A menudo surgían cabezas de la pared que le observaban con curiosidad. Las caras no tenían expresión alguna y, sin embargo, podía escuchar sus risas y burlas. Las cabezas nunca permanecían mucho tiempo a la vista. Desaparecían rápidamente, y, un poco más allá, otras cabezas semejantes le salían al paso y le miraban atentamente. Le entraron ganas de correr a lo largo de las paredes con una gigantesca cuchilla de afeitar y cortar todo lo que sobresaliera. Desgraciadamente no tenía ninguna cuchilla.
Cuando llegó a la planta baja estaba tan aturdido que ni siquiera se dio cuenta y siguió dando vueltas, bajando y subiendo. Finalmente descubrió el hueco abierto del portal y salió. La luz le hizo tambalearse.
De pronto, se dio cuenta de que había olvidado el objeto de su expedición. Ya no tenía hambre. Lo único que deseaba era estar en la cama. Su enfermedad debía de ser más grave de lo que había pensado. El retorno se produjo sin mayores dificultades, pero cuando llegó no tenía fuerzas ni para quitarse la ropa. Se deslizó entre las sábanas sin quitarse siquiera los zapatos. Aun así, le castañeteaban los dientes.
Cuando se despertó era ya de noche. No se encontraba mejor, pero el atontamiento de la fiebre había desaparecido, dando lugar a una extraordinaria sensación de lucidez. Se levantó sin dificultad y se aventuró a dar unos pasos, con cierto recelo, pero no sintió ningún vértigo. Más bien tenía la impresión de no tocar el suelo. La mejoría le permitió desvestirse. Se acercó a la ventana para colocar la ropa en el respaldo de una silla y miró maquinalmente hacia la ventanilla de enfrente. Allí estaba, en cuclillas sobre el orificio del W.C., una mujer que reconoció a primera vista. Era Simone Choule.
Trelkovsky pegó la nariz al cristal, y la aparecida, como si hubiera adivinado su presencia, giró lentamente el rostro hacia él. Entonces, con una mano se puso a deshacer el vendaje que lo recubría. Pero no se descubrió más que la mitad inferior, hasta la base de la nariz. Una horrible sonrisa distendió su boca. Después se quedó inmóvil.

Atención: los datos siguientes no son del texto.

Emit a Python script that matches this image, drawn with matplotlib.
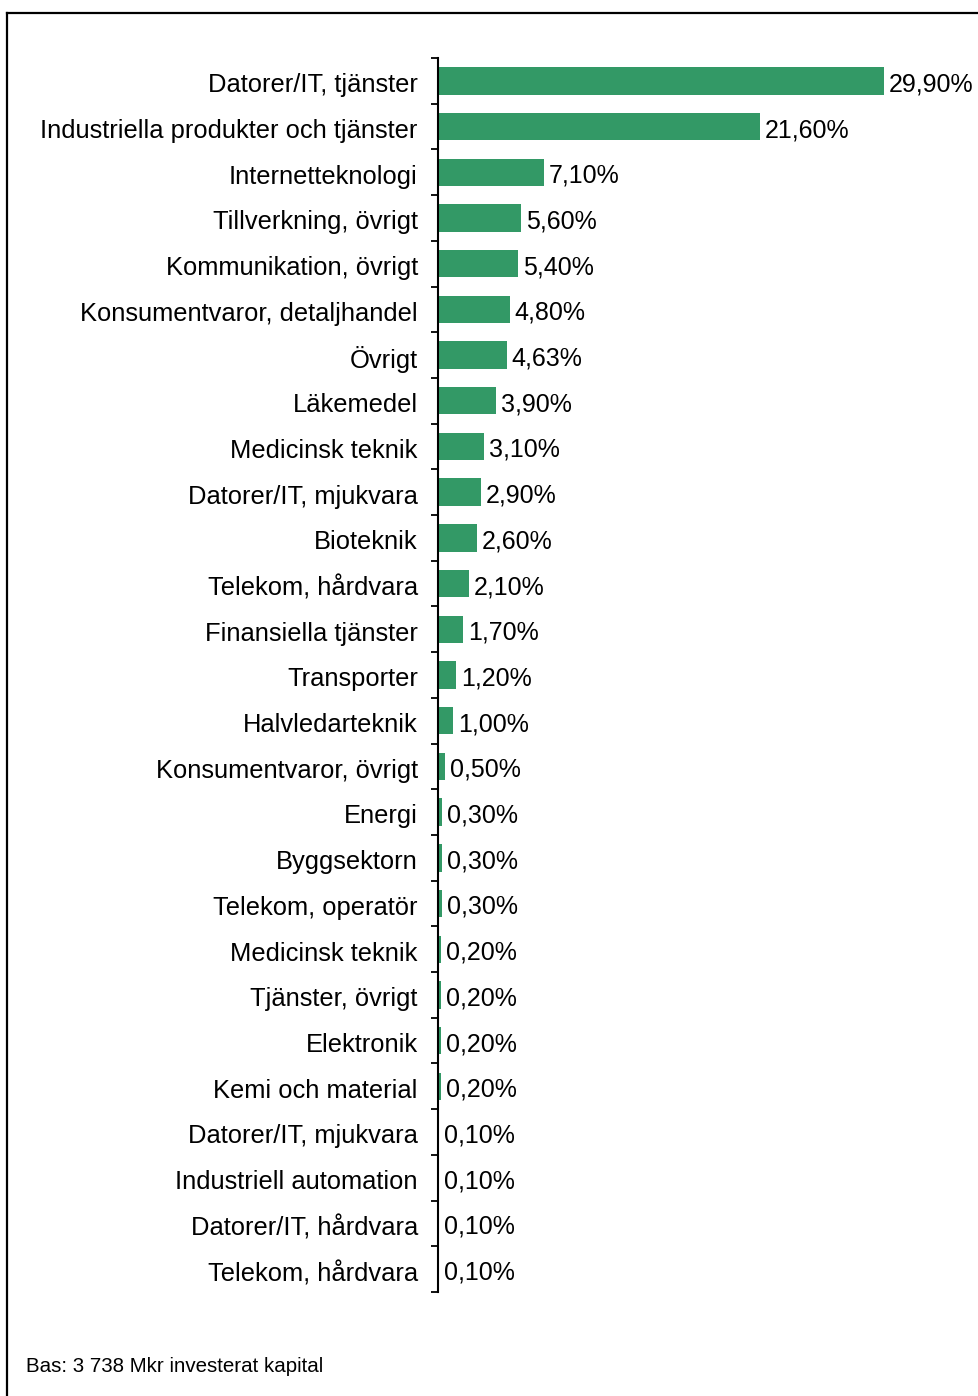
import matplotlib.pyplot as plt
import numpy as np
from matplotlib.lines import Line2D

# andel av investerat kapital per bransch (%)
branscher = [
    'Datorer/IT, tjänster',
    'Industriella produkter och tjänster',
    'Internetteknologi',
    'Tillverkning, övrigt',
    'Kommunikation, övrigt',
    'Konsumentvaror, detaljhandel',
    'Övrigt',
    'Läkemedel',
    'Medicinsk teknik',
    'Datorer/IT, mjukvara',
    'Bioteknik',
    'Telekom, hårdvara',
    'Finansiella tjänster',
    'Transporter',
    'Halvledarteknik',
    'Konsumentvaror, övrigt',
    'Energi',
    'Byggsektorn',
    'Telekom, operatör',
    'Medicinsk teknik',
    'Tjänster, övrigt',
    'Elektronik',
    'Kemi och material',
    'Datorer/IT, mjukvara',
    'Industriell automation',
    'Datorer/IT, hårdvara',
    'Telekom, hårdvara',
]
andel = [29.9, 21.6, 7.1, 5.6, 5.4, 4.8, 4.63, 3.9, 3.1, 2.9, 2.6, 2.1, 1.7,
         1.2, 1.0, 0.5, 0.3, 0.3, 0.3, 0.2, 0.2, 0.2, 0.2, 0.1, 0.1, 0.1, 0.1]
fotnot = 'Bas: 3 738 Mkr investerat kapital'

plt.rcParams['font.family'] = ['Liberation Sans', 'DejaVu Sans']

W, H = 979, 1396
fig = plt.figure(figsize=(W / 100, H / 100), dpi=100)
ax = fig.add_axes([438 / W, 1 - 1292 / H, 1 - 438 / W, (1292 - 58) / H])

y = np.arange(len(branscher))
ax.barh(y, andel, height=0.6, color='#339966', edgecolor='none')

for yi, v in zip(y, andel):
    ax.annotate(f'{v:.2f}%'.replace('.', ','), (v, yi), xytext=(3.5, -2.5),
                textcoords='offset points', va='center', ha='left',
                fontsize=18, color='black')

ax.set_xlim(0, 36.3)
ax.set_ylim(len(branscher) - 0.5, -0.5)

ax.set_yticks(y + 0.04)
ax.set_yticklabels(branscher, fontsize=18.4)
ax.set_yticks(np.arange(len(branscher) + 1) - 0.5, minor=True)
ax.tick_params(axis='y', which='major', length=0, pad=14.5)
ax.tick_params(axis='y', which='minor', length=5, width=1.3, direction='out')
ax.set_xticks([])

for s in ['top', 'right', 'bottom']:
    ax.spines[s].set_visible(False)
ax.spines['left'].set_linewidth(1.5)

# ram runt diagrammet (vänster och överkant)
x0, y0 = 7 / W, 1 - 13 / H
fig.add_artist(Line2D([x0, x0], [0, y0], color='black', lw=1.6))
fig.add_artist(Line2D([x0, 1], [y0, y0], color='black', lw=1.6))

fig.text(26 / W, 1 - 1367 / H, fotnot, fontsize=14.8, va='center', ha='left',
         family=['Liberation Sans Narrow', 'Liberation Sans'])

fig.savefig('out.png', dpi=100)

Trelkovsky se pasó la mano por la frente. Hubiera querido apartar la vista del espectáculo de la ventanilla, pero le faltó decisión para hacerlo.
Simone Choule había vuelto a ponerse en movimiento. Ninguno de los movimientos que hizo al limpiarse, y después al tirar de la cadena, se le escaparon a Trelkovsky. La vio arreglarse y salir. La luz de la escalera se apagó.
Sólo entonces pudo darse la vuelta y seguir desnudándose. Le temblaban los dedos cuando empezó a desabotonarse la camisa. Tuvo que tirar hacia arriba para quitársela, y se le rasgó con un lúgubre crujido. Trelkovsky no se dio cuenta, sólo pensaba en el espectáculo que acababa de presenciar.
No era, sin embargo, la visión del espectro de Simone Choule lo que le turbaba, ya que tenía la firme sospecha de que era la fiebre la responsable de su alucinación, sino el extraño sentimiento que había experimentado al contemplarla.
Por unos momentos, Trelkovsky había tenido la sensación de que era él quien estaba en el W.C., y que desde allí miraba la ventana de su apartamento. Había visto el rostro de un hombre con la nariz apoyada contra el cristal y los ojos desorbitados por el terror, un rostro tan parecido al suyo que llegó a confundirse con él.